Directed by COSTA-GAVRAS

Screenplay by JORGE SEMPRUN and COSTA-GAVRAS

Everything in Special Section is based on recent history. The events bear both the sting and the awkward com edy of truth. But unlike Z, a previous Semprun -- Costa-Gavras collaboration based on the 1963 assassination of Gregorios Lambrakis, a Greek politician, Special Section lacks the narrative drive that can make a good melodrama with political meaning. Instead, the film is a puppet show of moral indignation.

In 1941, a German military cadet is shot dead in a Paris Metro station. It is a planned act of terrorism carried out by a band of young Marxists. The Germans notify the Vichy government that reprisals are called for. Anxious to please, the government, working through the Justice Department, sets up a kangaroo court which is known by the grimly evasive title "special section." The ministers of justice even supply their own reason for complying with the German edict -- who knows how many Frenchmen will die at German hands otherwise?

So, instead, Frenchmen die at the hands of their countrymen. The judges appointed to the special section are ambitious, amoral and untroubled by legal niceties. Dissidents are rounded up and tried according to a new law that makes it simple to expunge alleged enemies of the state. That law is also retroactive. A man who received a light sentence for pasting up a radical poster just weeks before finds himself in the dock again, this time condemned to death.
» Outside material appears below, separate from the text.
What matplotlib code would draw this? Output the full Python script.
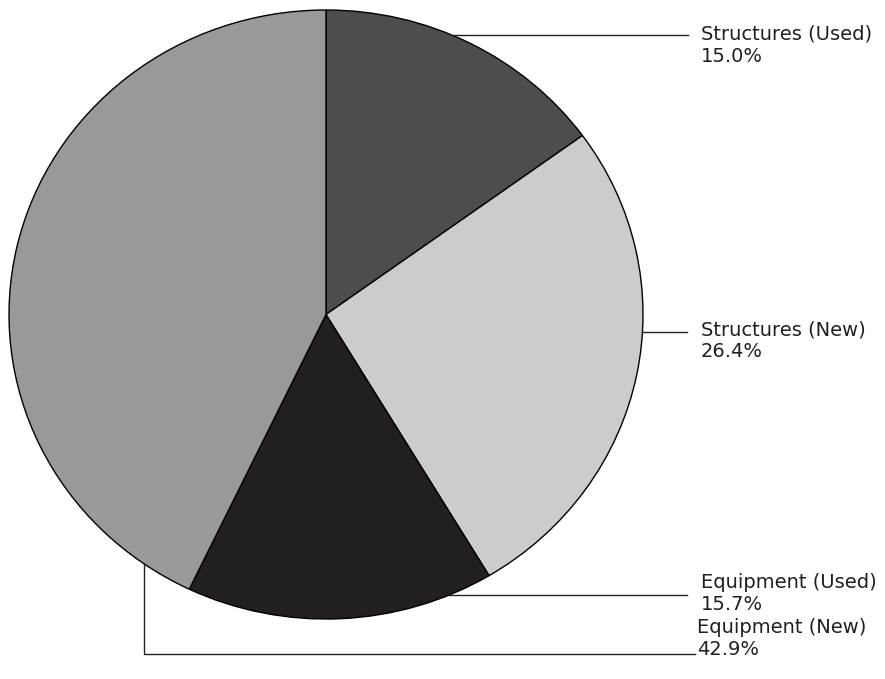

Unfortunately, the accusers and the accused in Special Section are brothers under the skin: every one of them, regardless of political persuasion, is a resounding stereotype. There are no real characters, only cameos enacted by a large cast of mostly unfamiliar actors. The judges are straw men in scarlet robes, passing out death sentences like souvenir fountain pens. Their victims are a rag-tag gallery of the common man meant to embody some evergreen liberal shibboleths: the fiery left-wing journalist; the good-humored, faintly ironic petty crook; the humble shopkeeper.

Such special sections did exist in France during the war; it is also true, as a postscript informs us, that not all of those who presided over them have been brought to account. But Costa-Gavras and Semprun only make the outrageous seem petty, and tragedy a thing of no greater human consequences than an other bad movie.